Data supplied start
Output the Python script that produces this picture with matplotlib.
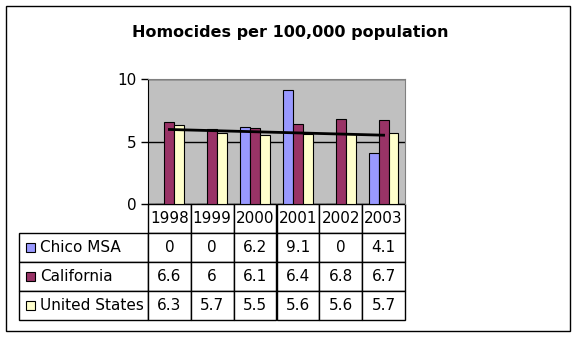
import numpy as np
import matplotlib
matplotlib.use("Agg")
import matplotlib.pyplot as plt
from matplotlib.patches import Rectangle
from matplotlib.table import Table

# ----------------------------- data ----------------------------- #
years = ["1998", "1999", "2000", "2001", "2002", "2003"]
series_names = ["Chico MSA", "California", "United States"]
chico = [0, 0, 6.2, 9.1, 0, 4.1]
california = [6.6, 6, 6.1, 6.4, 6.8, 6.7]
united_states = [6.3, 5.7, 5.5, 5.6, 5.6, 5.7]
colors = ["#9999FF", "#993366", "#FFFFCC"]
y_ticks = [0, 5, 10]

W, H = 576, 338
plt.rcParams["font.family"] = "DejaVu Sans"

fig = plt.figure(figsize=(W / 100, H / 100), dpi=100)
fig.patch.set_facecolor("white")

# outer frame of the chart
fig.add_artist(Rectangle((6 / W, 1 - 331 / H), 564 / W, 325 / H,
                         transform=fig.transFigure, fill=False,
                         edgecolor="black", linewidth=1))

fig.text(290 / W, 1 - 32 / H, "Homocides per 100,000 population",
         ha="center", va="center", fontsize=11.5, fontweight="bold")

# plot area in pixel terms
left, top, right, bottom = 148, 79, 405, 204
pw, ph = right - left, bottom - top
ax = fig.add_axes([left / W, 1 - bottom / H, pw / W, ph / H])
ax.set_facecolor("#C0C0C0")

x = np.arange(len(years))
bw = 0.23
values = [chico, california, united_states]
for i, (vals, c) in enumerate(zip(values, colors)):
    ax.bar(x + (i - 1) * bw, vals, width=bw, color=c, edgecolor="black",
           linewidth=0.8, zorder=3)

# linear trend of the United States series
coef = np.polyfit(x, united_states, 1)
ax.plot(x, np.polyval(coef, x), color="black", linewidth=2, zorder=4)

ax.set_xlim(-0.5, len(years) - 0.5)
ax.set_ylim(0, 10)
ax.set_yticks(y_ticks)
ax.set_xticks([])
ax.tick_params(axis="y", labelsize=11, length=5, width=1, pad=3)
ax.yaxis.grid(True, color="black", linewidth=1, zorder=1)
ax.set_axisbelow(True)
ax.spines["bottom"].set_visible(False)
ax.spines["top"].set_color("#808080")
ax.spines["right"].set_color("#808080")
ax.spines["left"].set_color("black")

# data table under the plot area (cell sizes in axes units)
label_w = (left - 19) / pw
col_w = 1 / len(years)
row_h = 29 / ph
tbl = Table(ax, loc="bottom")
for j, yr in enumerate(years):
    tbl.add_cell(0, j, width=col_w, height=row_h, text=yr, loc="center")
for i, name in enumerate(series_names):
    cell = tbl.add_cell(i + 1, -1, width=label_w, height=row_h, text=name, loc="left")
    cell.PAD = 0.16
    for j, v in enumerate(values[i]):
        tbl.add_cell(i + 1, j, width=col_w, height=row_h, text=f"{v:g}", loc="center")
tbl.auto_set_font_size(False)
tbl.set_fontsize(11)
for cell in tbl.get_celld().values():
    cell.set_linewidth(1)
    cell.set_edgecolor("black")
ax.add_table(tbl)
tbl.set_clip_on(False)

# legend keys inside the row label cells
for i, c in enumerate(colors):
    yc = bottom + 29 * (i + 1.5)
    fig.add_artist(Rectangle((26 / W, 1 - (yc + 4.5) / H), 9 / W, 9 / H,
                             transform=fig.transFigure, facecolor=c,
                             edgecolor="black", linewidth=0.8))

fig.savefig("out.png", dpi=100)
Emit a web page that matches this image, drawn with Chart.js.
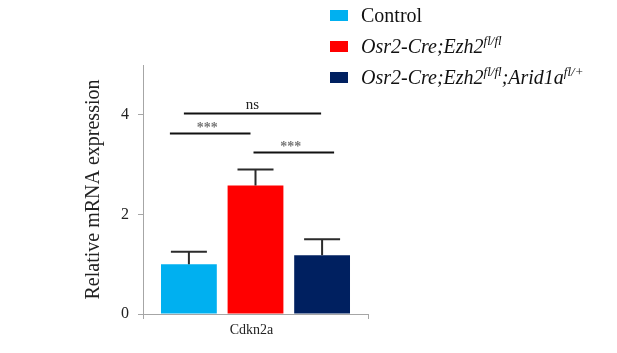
Data supplied end
* _Your task_
Select and copy every line of the material that holds the string "with".

* _Response to the exercise_
Output the Python script that produces this picture with matplotlib.
Emit a web page that matches this image, drawn with Chart.js.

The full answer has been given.